I kept quiet. .             was the only topic I liked to avoid more than the Asymptotes, and the only topic that triggered similar anxious spirals. Thankfully, before I could enter the spiral, my mother cut the conversation off.

-Anyway, how’s the job search going?

After an undergrad in Mathematics from Oxford University passed with First Class Honours, the doors of the future should have been wide open for me. But I didn’t want to do finance, didn’t want to do tech, and, after 18 years of indoctrination mistaken for didactics, I would have rather severed my own hand than become a teacher. What did that leave? Tutoring jobs that I loathed. The threat of unemployment. A carousel of CVs and rejection emails. Me lying to my mother that there was an interview lined up. Sometimes, there was. Mostly, there wasn’t. Ever since graduation, my first and foremost priorities had been a) not to take a train back to the Asymptotes and b) not to take a leap towards the train tracks. I had so far succeeded in both. Knock on wood for me, dear reader.

-Well, the last one wasn’t great, so fingers crossed.

-Don’t bandage your head before breaking it,                      .

I didn’t tell her there was no such expression in English.

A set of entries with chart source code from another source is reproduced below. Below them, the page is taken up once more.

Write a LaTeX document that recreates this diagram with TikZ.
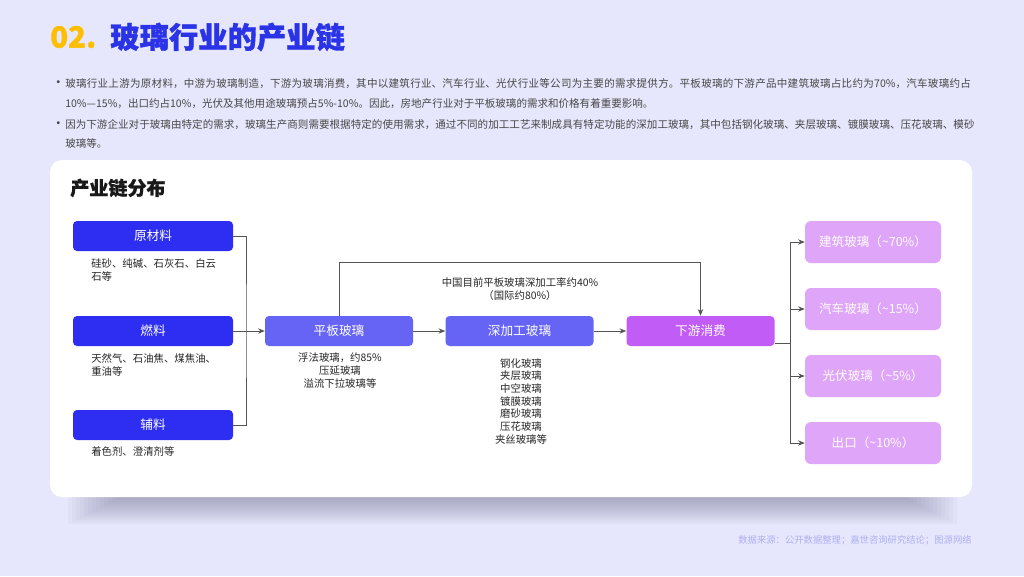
\documentclass[tikz,border=0pt]{standalone}
\usepackage{fontspec}
\setmainfont{Noto Sans CJK SC}
\usetikzlibrary{arrows.meta,calc}
\XeTeXlinebreaklocale "zh"
\XeTeXlinebreakskip=0pt plus 1pt

\definecolor{pagebg}{HTML}{E6E7FC}
\definecolor{shadowgray}{HTML}{6E6C8C}
\definecolor{titleyellow}{HTML}{FFBE00}
\definecolor{titleblue}{HTML}{2B33E6}
\definecolor{inputblue}{HTML}{2E2EF2}
\definecolor{midblue}{HTML}{6564F4}
\definecolor{downpurple}{HTML}{C15DF6}
\definecolor{endpurple}{HTML}{DFA5F8}
\definecolor{linegray}{HTML}{555555}
\definecolor{textdark}{HTML}{262626}
\definecolor{sourcegray}{HTML}{AEB0F2}

\tikzset{
  heading/.style={anchor=west, inner sep=0pt, font=\fontsize{22}{24}\bfseries\addfontfeature{FakeBold=1.2}},
  inbox/.style={fill=inputblue, text=white, rounded corners=3pt, minimum width=120pt, minimum height=22.5pt, font=\fontsize{9.5}{11}\selectfont},
  midbox/.style={inbox, fill=midblue, minimum width=111pt},
  endbox/.style={fill=endpurple, text=white, rounded corners=4.5pt, minimum width=102pt, minimum height=31.5pt, font=\fontsize{9.4}{11}\selectfont},
  desc/.style={text=textdark, inner sep=0pt, font=\fontsize{7.8}{9.75}\selectfont},
  bodyline/.style={text=textdark!85, inner sep=0pt, anchor=base west, font=\fontsize{7.9}{10}\selectfont},
  bodyfull/.style={bodyline, text width=682.5pt, execute at begin node={\parfillskip=0pt\relax}},
  bulletmark/.style={bodyline, font=\fontsize{10.5}{10}\selectfont},
  link/.style={draw=linegray, line width=0.6pt},
  linkarrow/.style={link, -{Stealth[length=5pt,width=4pt]}}
}

\begin{document}
\begin{tikzpicture}[x=0.75pt, y=0.75pt]
    % Page background, 1024 x 576 px
    \fill[pagebg] (0,0) rectangle (1024,-576);
    \useasboundingbox (0,0) rectangle (1024,-576);

    % Title
    \node[heading, text=titleyellow] (titlenum) at (50,-37) {02.};
    \node[heading, text=titleblue] (titletext) at (110,-37) {玻璃行业的产业链};

    % Bullet text (baselines)
    \node[bulletmark] (bul1) at (51,-87.5) {•};
    \node[bodyfull] (para1a) at (65,-87) {玻璃行业上游为原材料，中游为玻璃制造，下游为玻璃消费，其中以建筑行业、汽车行业、光伏行业等公司为主要的需求提供方。平板玻璃的下游产品中建筑玻璃占比约为70\%，汽车玻璃约占};
    \node[bodyline] (para1b) at (65,-107) {10\%—15\%，出口约占10\%，光伏及其他用途玻璃预占5\%-10\%。因此，房地产行业对于平板玻璃的需求和价格有着重要影响。};
    \node[bulletmark] (bul2) at (51,-128.5) {•};
    \node[bodyfull] (para2a) at (65,-128) {因为下游企业对于玻璃由特定的需求，玻璃生产商则需要根据特定的使用需求，通过不同的加工工艺来制成具有特定功能的深加工玻璃，其中包括钢化玻璃、夹层玻璃、镀膜玻璃、压花玻璃、模砂};
    \node[bodyline] (para2b) at (65,-147) {玻璃等。};

    % Soft shadow under the card, layered
    \foreach \i in {0,...,12}
        \fill[shadowgray, opacity=0.045] (68+4*\i,-490) rectangle (957-4*\i,-524+2*\i);

    % White card
    \fill[white, rounded corners=9pt] (50,-160) rectangle (972,-497);
    \node[anchor=west, inner sep=0pt, text=black!90, font=\fontsize{14.3}{16}\bfseries\addfontfeature{FakeBold=0.8}] (cardtitle) at (70,-188) {产业链分布};

    % Inputs
    \node[inbox] (raw) at (153,-236) {原材料};
    \node[inbox] (fuel) at (153,-331) {燃料};
    \node[inbox] (aux) at (153,-425) {辅料};
    \node[desc, anchor=north west, align=left] (rawtxt) at (91,-258) {硅砂、纯碱、石灰石、白云\\石等};
    \node[desc, anchor=north west, align=left] (fueltxt) at (91,-353) {天然气、石油焦、煤焦油、\\重油等};
    \node[desc, anchor=north west, align=left] (auxtxt) at (91,-446) {着色剂、澄清剂等};

    % Glass making and processing
    \node[midbox] (flat) at (339,-331) {平板玻璃};
    \node[midbox] (deep) at (519.5,-331) {深加工玻璃};
    \node[midbox, fill=downpurple] (down) at (700.5,-331) {下游消费};
    \node[desc, anchor=north, align=center] (flattxt) at (340,-352) {浮法玻璃，约85\%\\压延玻璃\\溢流下拉玻璃等};
    \node[desc, anchor=north, align=center, font=\fontsize{7.8}{9.5}\selectfont] (deeptxt) at (521,-358) {钢化玻璃\\夹层玻璃\\中空玻璃\\镀膜玻璃\\磨砂玻璃\\压花玻璃\\夹丝玻璃等};
    \node[desc, anchor=north, align=center] (ratetxt) at (520,-277) {中国目前平板玻璃深加工率约40\%\\（国际约80\%）};

    % End uses
    \node[endbox] (build) at (873,-242) {建筑玻璃（\textasciitilde70\%）};
    \node[endbox] (car) at (873,-309) {汽车玻璃（\textasciitilde15\%）};
    \node[endbox] (solar) at (873,-376) {光伏玻璃（\textasciitilde5\%）};
    \node[endbox] (export) at (873,-443) {出口（\textasciitilde10\%）};

    % Connectors
    \coordinate (lbus) at (246,-331);
    \coordinate (topturn) at (339,-262);
    \coordinate (rbus) at (790,-343);
    \draw[link] (raw.east) -| (lbus) |- (aux.east);
    \draw[linkarrow] (fuel.east) -- (flat.west);
    \draw[linkarrow] (flat) -- (deep);
    \draw[linkarrow] (deep) -- (down);
    \draw[linkarrow] (flat.north) -- (topturn) -| (down.north);
    \draw[link] (down.east |- rbus) -- (rbus);
    \draw[link] (rbus |- build.west) -- (rbus |- export.west);
    \foreach \target in {build,car,solar,export}
        \draw[linkarrow] (rbus |- \target.west) -- (\target.west);

    % Source note
    \node[anchor=east, inner sep=0pt, text=sourcegray, font=\fontsize{7}{8}\selectfont] (source) at (972,-540) {数据来源：公开数据整理；嘉世咨询研究结论；图源网络};
\end{tikzpicture}
\end{document}
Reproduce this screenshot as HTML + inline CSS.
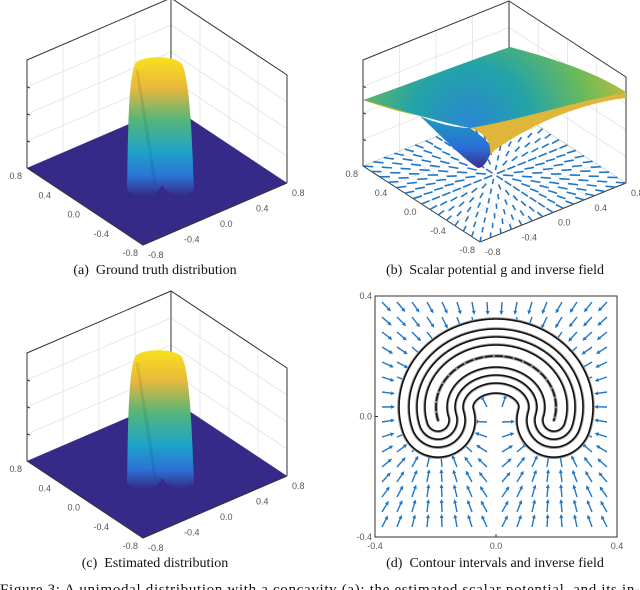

Instead, I forced myself to ignore the name in her mouth. I had tried to hate her for it, but unfortunately, no amount of                      could cancel out the myriad of times she had cared for me through depressive episodes and dissuaded me from travelling back home.

-Anyway, today I’ve been reading about tessellation problems.

And just like that, I felt her brow smoothing on the other side of the phone.

 

Tessellation is a classic mathematical problem: how do you cover a floor without leaving gaps? The problem multiplies itself. Sometimes you’re only allowed to use one kind of regular polygon, sometimes you can use multiple regular polygons, sometimes you can use any polygon, regular or not. The problem is all about avoiding empty spaces, and how many configurations can you find before trouble comes up? Tessellation is the kind of mind game I’d play in the hours in the Void. Splitting reality in half till it looked unreal. The floor was tiled with hexagons, the walls with equilateral triangles, and the ceiling with squares – the only three possible tilings with only one regular polygon across all the surface. Tiling problems investigate how to cover a space with geometrical shapes without leaving gaps. In the Void, I’d get lost in the kaleidoscope of lines and colours and ask GCSE philosophy questions to my shadow. Of course, in my mother tongue, the Void isn’t called the Void, it’s called  Aver     . And it’s better if I don’t spend too much time remembering it. In my mind, there’s a big red sign hanging from the image of the Void, with the words “do not trespass.” Over these five years, I’ve gotten good at hanging stop signs on the geography of my past. If I crossed a mental border, I’d be tempted to cross a physical border and if I were tempted to cross a physical border, well, oh well. I’d grab my backpack once more, repeat my charade.

 


This is an extract from a working novel. When they were eighteen,                     walked out of the closed community that raised them, the Asymptotes, a small wannabe utopia funded on a made-up language. Now, at 23, a half-employed depressed perhaps-not-woman,                       starts wondering: should they go back home?